Styles: psychedelic, drone, noise, quasi-communal improvisation
Others: Sunroof!, Total, Skullflower, Popol Vuh, Windy & Carl, Double Leopards

Untying the knots that make up the layers of improvised drone and stoned art-tomfoolery can be a rather painstaking process, and if one is so inclined, the discographies of the more “visible” figures in this arm of modern psychedelia can be rather daunting. Take Matthew Bower, who has worked since the early 80s under such monikers as Skullflower, Sunroof!, Hototogisu, and Total, as well as sitting in with the Vibracathedral Orchestra. One could easily lose count of their ducats trying to scare up the various CD-Rs, cassettes, vinyl, and discs that the English-born Bower has participated in, even merely over the past decade. Hototogisu was started in 2000 as a solo project, in which Bower layered keyboards, guitar feedback, chimes, various percussion, whistles, violin, harmonium, and melodica into a stunning, cottony drift of audio collage. In 2001, Marcia Bassett of New York’s Double Leopards joined, and Hototogisu has continued as a duo over the course of nearly 20 albums in 10 years.

Floating Japanese Oof! Gardens of the 21st Century is the third Hototogisu disc and the last one to feature only Bower (though Bassett did the cover art). Following a brief run as a double CD-R, the set was then issued in 2004 as a triple LP in an edition of 300 copies by Minneapolis’ De Stijl label, following up the even more micro-pressed Cuckoo Cloudland and billed as a hitherto unknown 1970s Japanese psychedelic outfit (à la Taj Mahal Travellers and Takehisa Kosugi). This double-disc release presents prime, early Hototogisu to an otherwise unsuspecting general populace. Part of the impetus behind the project’s aesthetic, at least early on, was a somewhat chopped-and-screwed take on atmospheric, droning masses. Bower and De Stijl honcho Clint Simonson took the material and re-edited it, cutting bits out and rearranging them to fit “evenly” across six sides. Therefore, where the soundscape begins and ends becomes somewhat irrelevant; one is thrust in medias res from the beginning and teased into a colorful head space, only to be jarred by a rough edit between sections, ragged phasing, or a gaping pause.

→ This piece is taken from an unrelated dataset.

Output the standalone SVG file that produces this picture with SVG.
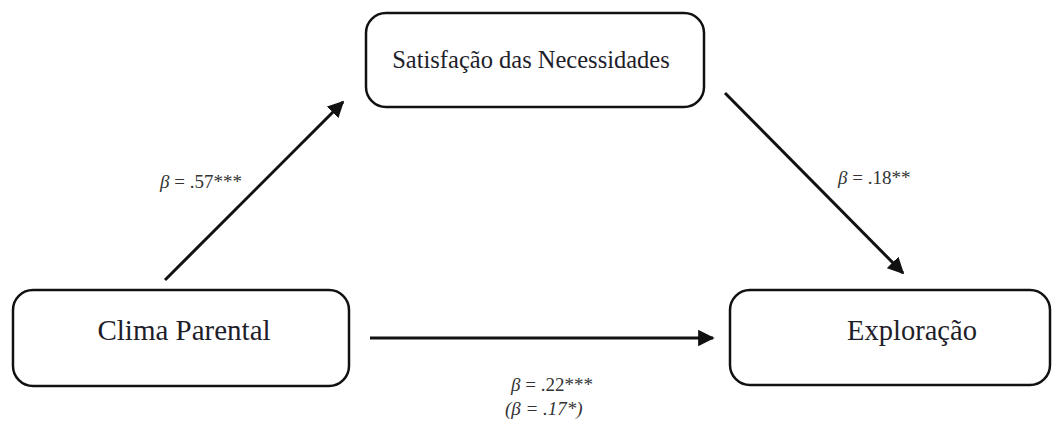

That being said, once brought into Bower’s environment, it appears communal and immediate, synthesized and strummed electricity at once dovetailing and contrapuntal, drum machines and bells feeding into the surrounding landscape. The organic feel of Hototogisu’s music could easily be arrived at by the blissed-out workmanship of two or more individuals, and it’s a testament to Bower’s compositional skill that the set’s 12 parts feel like the improvisations of an ensemble. Unlike earlier projects or, for that matter, follow-ups like Chimärendämmerung (De Stijl, 2006), the fields that Bower creates are cottony paths that meander and sometimes surge toward dawning brightness. Pastoral scenes of bubbling tape whir, field recordings, organ drone, and sawing strings capture uplift à la Popol Vuh or Windy & Carl. Once the breaks and occasional futzing are gotten past (or at least winkingly accepted), Floating Japanese Oof! is a compelling and quirky addition to the vast catalog of homemade psych.